Rash's Surname Index


Notes for Charles PERRY

Charles Perry, 96, fund-raiser at his alma mater, Haverford
By Walter F. Naedele
Inquirer Staff Writer
As a Quaker, Charles Perry was proud of his conscientious-objector work during World War II.
He cut paths for power lines through the White Mountains of New Hampshire in 1942.
"In the middle of mosquito-infested Pocomoke Swamp in the summer of '43," said a son, Carl, Mr. Perry worked on a government irrigation project on the Eastern Shore of Maryland, said a son.
And for the last two years of the war, he worked as an orderly at the state hospital at Byberry in Philadelphia.
Mr. Perry grew up in the Quaker tradition, in which he made his life's work.
Mr. Perry, 96, of Westerly, R.I., a Haverford College administrator from 1954 to 1979, died of an intestinal illness on Saturday, Dec. 4, at Westerly Hospital.
He was associate director of development at Haverford from 1954 to 1958 and then director of annual giving until 1979. His mother's father, Isaac Sharpless, had been president of Haverford from 1887 to 1917.
Born in Westerly, Mr. Perry graduated from the Westtown School in 1932 before earning a bachelor's degree in English literature at Haverford in 1936 and a master's degree in social work at Bryn Mawr College in 1938.
Between his college graduation and his wartime work, Mr. Perry was among government workers who gathered information for the first Providence, R.I., database of the Social Security Administration, his son said.
In the late 1940s, Mr. Perry began his Quaker career working in an outreach program at the Friends Neighborhood Guild, a settlement house and provider of social services in North Philadelphia.
At its 1973 conference in Vancouver, British Columbia, the American Alumni Council gave Mr. Perry, on behalf of Haverford, a grand prize in the U.S. Steel Foundation Alumni Giving Incentive Competition. The award was for improvement and sustained performance based on the high percentage of alumni donors, his son said.

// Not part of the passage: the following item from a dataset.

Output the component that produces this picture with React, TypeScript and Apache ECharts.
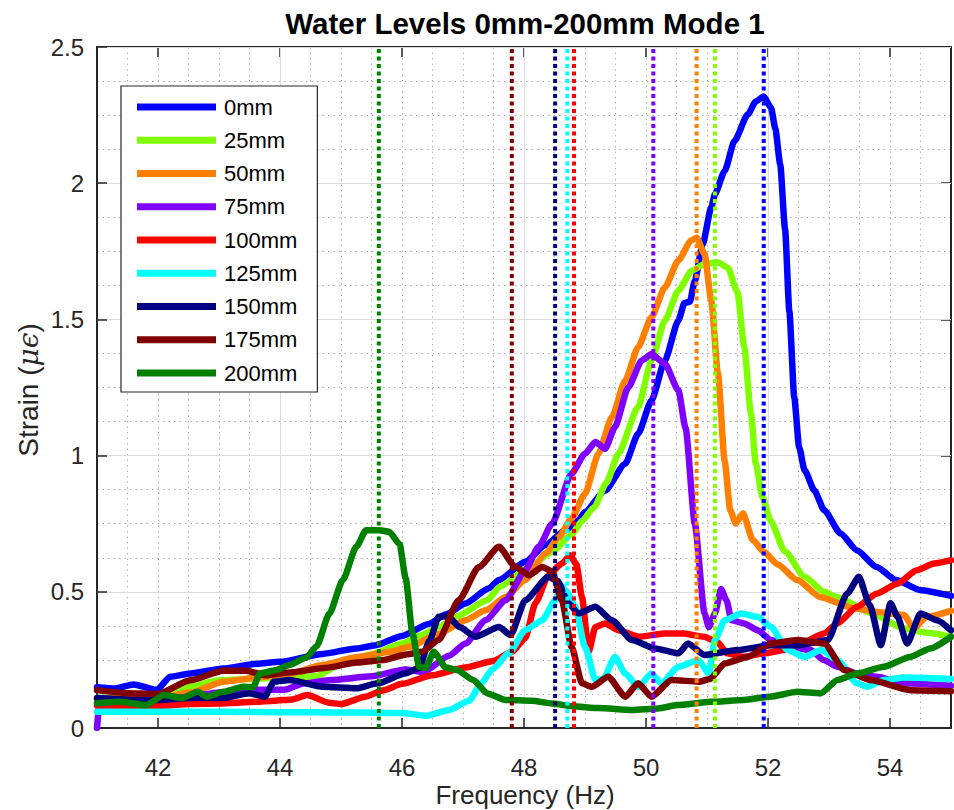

Since 1984, Haverford has offered an annual Perry Award for Exemplary Service in Fund-raising, a college spokeswoman said. In 1989, Mr. Perry and his wife moved to Haversham, a community in Westerly, where as a youngster he had raced small craft on Quonochontaug Pond.
Besides his son Carl, Mr. Perry is survived by sons David and Harvey II, five grandchildren, a stepgrandson, and three great-grandchildren. His wife of 67 years, Eleanor, died in February.
A memorial service was set for 11 a.m. Saturday, Feb. 5, at the Westerly Friends Meetinghouse, 57 Elm St.